The original plan, as far as Pennant Hills was concerned, called for the usage of just two of their shortwave transmitters, VLK and VLM. However, on some occasions the old VK2ME was taken off high-speed Morse traffic and brought back into service as a broadcast station. On those occasions it was usually on the air as VLQ7 on 11880 kHz.

Over in Western Australia a new shortwave station was under installation at Wanneroo near the state capital Perth. Even though the first test broadcasts from VLW were noted on October 18, 1939, yet this unit did not join "Australia Calling" until April 7 in the following year, 1940, nearly four months after "Australia Calling" was inaugurated.

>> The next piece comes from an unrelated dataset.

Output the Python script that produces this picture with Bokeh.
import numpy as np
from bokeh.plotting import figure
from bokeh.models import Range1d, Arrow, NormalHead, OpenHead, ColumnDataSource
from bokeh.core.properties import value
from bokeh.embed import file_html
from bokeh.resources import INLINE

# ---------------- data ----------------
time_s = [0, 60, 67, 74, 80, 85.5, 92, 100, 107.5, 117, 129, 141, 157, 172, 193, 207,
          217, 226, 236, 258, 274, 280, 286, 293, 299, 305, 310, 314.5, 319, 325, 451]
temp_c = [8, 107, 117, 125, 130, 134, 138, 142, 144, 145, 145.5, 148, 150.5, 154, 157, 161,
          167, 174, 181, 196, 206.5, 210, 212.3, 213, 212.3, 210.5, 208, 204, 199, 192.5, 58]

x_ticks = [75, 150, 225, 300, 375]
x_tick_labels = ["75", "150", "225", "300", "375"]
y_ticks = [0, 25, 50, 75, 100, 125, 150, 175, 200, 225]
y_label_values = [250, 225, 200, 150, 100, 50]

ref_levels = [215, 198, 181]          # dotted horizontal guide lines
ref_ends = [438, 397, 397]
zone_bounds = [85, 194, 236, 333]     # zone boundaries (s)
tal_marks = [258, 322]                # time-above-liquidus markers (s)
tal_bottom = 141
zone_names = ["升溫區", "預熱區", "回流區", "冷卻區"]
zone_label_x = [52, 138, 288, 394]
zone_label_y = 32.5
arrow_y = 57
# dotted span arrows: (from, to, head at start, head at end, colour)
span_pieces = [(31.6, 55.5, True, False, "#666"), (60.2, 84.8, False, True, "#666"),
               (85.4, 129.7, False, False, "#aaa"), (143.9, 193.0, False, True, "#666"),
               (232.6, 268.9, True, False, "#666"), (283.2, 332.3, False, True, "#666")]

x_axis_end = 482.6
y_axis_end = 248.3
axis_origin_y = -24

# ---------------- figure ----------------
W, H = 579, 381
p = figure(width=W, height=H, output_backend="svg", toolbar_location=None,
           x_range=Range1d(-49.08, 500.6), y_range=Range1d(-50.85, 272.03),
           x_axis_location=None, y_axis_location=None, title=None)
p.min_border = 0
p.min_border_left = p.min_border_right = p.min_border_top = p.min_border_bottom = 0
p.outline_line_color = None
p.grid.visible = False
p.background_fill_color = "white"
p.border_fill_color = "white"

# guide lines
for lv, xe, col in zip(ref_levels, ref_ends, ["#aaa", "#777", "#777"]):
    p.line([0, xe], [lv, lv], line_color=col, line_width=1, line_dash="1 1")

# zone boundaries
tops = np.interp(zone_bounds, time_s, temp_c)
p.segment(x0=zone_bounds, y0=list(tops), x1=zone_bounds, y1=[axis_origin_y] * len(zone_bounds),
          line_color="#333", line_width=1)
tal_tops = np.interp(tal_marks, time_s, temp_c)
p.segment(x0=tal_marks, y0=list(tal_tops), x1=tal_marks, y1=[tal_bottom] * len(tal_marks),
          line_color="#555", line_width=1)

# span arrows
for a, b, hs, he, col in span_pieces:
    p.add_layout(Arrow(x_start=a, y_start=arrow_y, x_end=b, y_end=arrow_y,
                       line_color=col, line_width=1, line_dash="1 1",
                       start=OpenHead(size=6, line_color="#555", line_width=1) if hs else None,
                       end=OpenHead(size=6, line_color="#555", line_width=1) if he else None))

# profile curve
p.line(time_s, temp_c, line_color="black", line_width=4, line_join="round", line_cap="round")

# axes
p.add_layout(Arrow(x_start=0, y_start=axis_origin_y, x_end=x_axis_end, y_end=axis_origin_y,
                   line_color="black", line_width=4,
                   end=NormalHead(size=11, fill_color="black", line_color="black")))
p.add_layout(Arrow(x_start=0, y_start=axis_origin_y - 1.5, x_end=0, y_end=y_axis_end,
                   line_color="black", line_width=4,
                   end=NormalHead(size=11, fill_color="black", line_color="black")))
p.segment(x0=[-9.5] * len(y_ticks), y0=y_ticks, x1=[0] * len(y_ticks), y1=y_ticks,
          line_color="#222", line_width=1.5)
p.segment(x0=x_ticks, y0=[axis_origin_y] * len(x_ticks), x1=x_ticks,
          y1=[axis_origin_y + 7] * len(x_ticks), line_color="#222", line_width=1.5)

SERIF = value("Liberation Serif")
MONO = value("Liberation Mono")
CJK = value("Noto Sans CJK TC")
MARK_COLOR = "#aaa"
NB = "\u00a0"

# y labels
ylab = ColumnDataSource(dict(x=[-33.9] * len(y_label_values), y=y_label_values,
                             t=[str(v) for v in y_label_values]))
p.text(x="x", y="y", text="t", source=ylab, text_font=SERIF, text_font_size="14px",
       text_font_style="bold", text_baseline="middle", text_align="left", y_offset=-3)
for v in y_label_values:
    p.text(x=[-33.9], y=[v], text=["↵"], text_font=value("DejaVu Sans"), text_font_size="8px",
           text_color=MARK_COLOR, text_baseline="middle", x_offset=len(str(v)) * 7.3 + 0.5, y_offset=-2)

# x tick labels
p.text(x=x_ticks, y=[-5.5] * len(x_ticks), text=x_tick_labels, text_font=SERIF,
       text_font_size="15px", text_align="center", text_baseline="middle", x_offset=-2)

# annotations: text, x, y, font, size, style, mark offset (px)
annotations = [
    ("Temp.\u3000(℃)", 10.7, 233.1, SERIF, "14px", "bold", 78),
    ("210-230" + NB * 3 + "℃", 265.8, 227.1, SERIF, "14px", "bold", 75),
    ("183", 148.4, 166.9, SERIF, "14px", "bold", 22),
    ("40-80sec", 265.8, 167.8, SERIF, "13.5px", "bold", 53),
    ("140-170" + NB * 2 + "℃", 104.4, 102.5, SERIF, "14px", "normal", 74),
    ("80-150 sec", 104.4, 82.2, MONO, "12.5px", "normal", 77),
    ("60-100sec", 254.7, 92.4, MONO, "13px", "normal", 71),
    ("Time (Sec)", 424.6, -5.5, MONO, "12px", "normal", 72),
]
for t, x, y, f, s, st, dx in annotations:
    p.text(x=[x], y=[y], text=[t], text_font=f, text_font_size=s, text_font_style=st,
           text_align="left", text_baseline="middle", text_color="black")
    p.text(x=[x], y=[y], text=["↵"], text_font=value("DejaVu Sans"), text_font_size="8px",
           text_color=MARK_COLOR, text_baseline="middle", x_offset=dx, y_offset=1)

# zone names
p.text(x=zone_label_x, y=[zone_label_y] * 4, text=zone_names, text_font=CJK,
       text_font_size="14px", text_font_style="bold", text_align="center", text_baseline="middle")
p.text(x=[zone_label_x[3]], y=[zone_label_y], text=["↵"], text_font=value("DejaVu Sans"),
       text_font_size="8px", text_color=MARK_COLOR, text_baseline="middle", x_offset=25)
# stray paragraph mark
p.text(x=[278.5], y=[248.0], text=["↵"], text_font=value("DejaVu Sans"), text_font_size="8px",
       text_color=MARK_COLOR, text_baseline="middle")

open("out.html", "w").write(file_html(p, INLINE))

During that initial era, the following list of five shortwave transmitters was available for use by "Australia Calling":

Pennant Hills, New South Wales VLK 10 kW redesignated as VLQ
VLM 10 kW redesignated as VLQ2
VK2ME 10 kW redesignated as VLQ7
Lyndhurst, Victoria VLR 2 kW
Wanneroo, Western Australia VLW 2 kW

These days, all of these transmitters would be described as low powered. No wonder then that the German news media at the time disparagingly described the new "Australia Calling" as the "penny whistle in the Pacific", particularly in view of the fact that they operated ten shortwave transmitters ranging in power up to 100 kW.

On a couple of occasions when a higher frequency was needed for coverage into the United States, an older 5 kW transmitter was pressed into service under the callsign VLN. During these years, a couple of additional transmitters rated at around 10 kW were installed at Pennant Hills, though they were in use generally for communication traffic with the United States and England. These units were noted on air as VLY and VLN.

In January 1943, the VLQ callsign at Pennant Hills was dropped and a new callsign, VLI, was taken into usage. The VLQ callsign was taken over by the new ABC shortwave station located at Bald Hills, just a little north of Brisbane in Queensland.

The last day of service for "Australia Calling" at the Pennant Hills shortwave station was November 7, 1944. At that stage, VLC, the new 50 kW RCA transmitter at Shepparton in Victoria, was already on the air with the regular relay of programming for "Australia Calling".

The Pennant Hills station was finally closed on December 3, 1955 after a new station at Doonside had taken over all of the services from the Pennant Hills facility. The property was sold and it became the campus for a girl's high school.

Pennant Hills was on the air with communication traffic for 43 years, and it was in use with the programming of "Australia Calling" for almost five years. Many hundreds of QSL cards were issued for a multitude of transmissions from Pennant Hills under the callsigns VK2ME, VLQ, VLI, VLN and VLT, and these all illustrate the usage of a facility that is today celebrating two anniversaries.

It is exactly 100 years since the government gave approval for the erection of the station at Pennant Hills, and it is exactly 70 years since it was taken into service with "Australia Calling", the early fore-runner of the now better known "Radio Australia".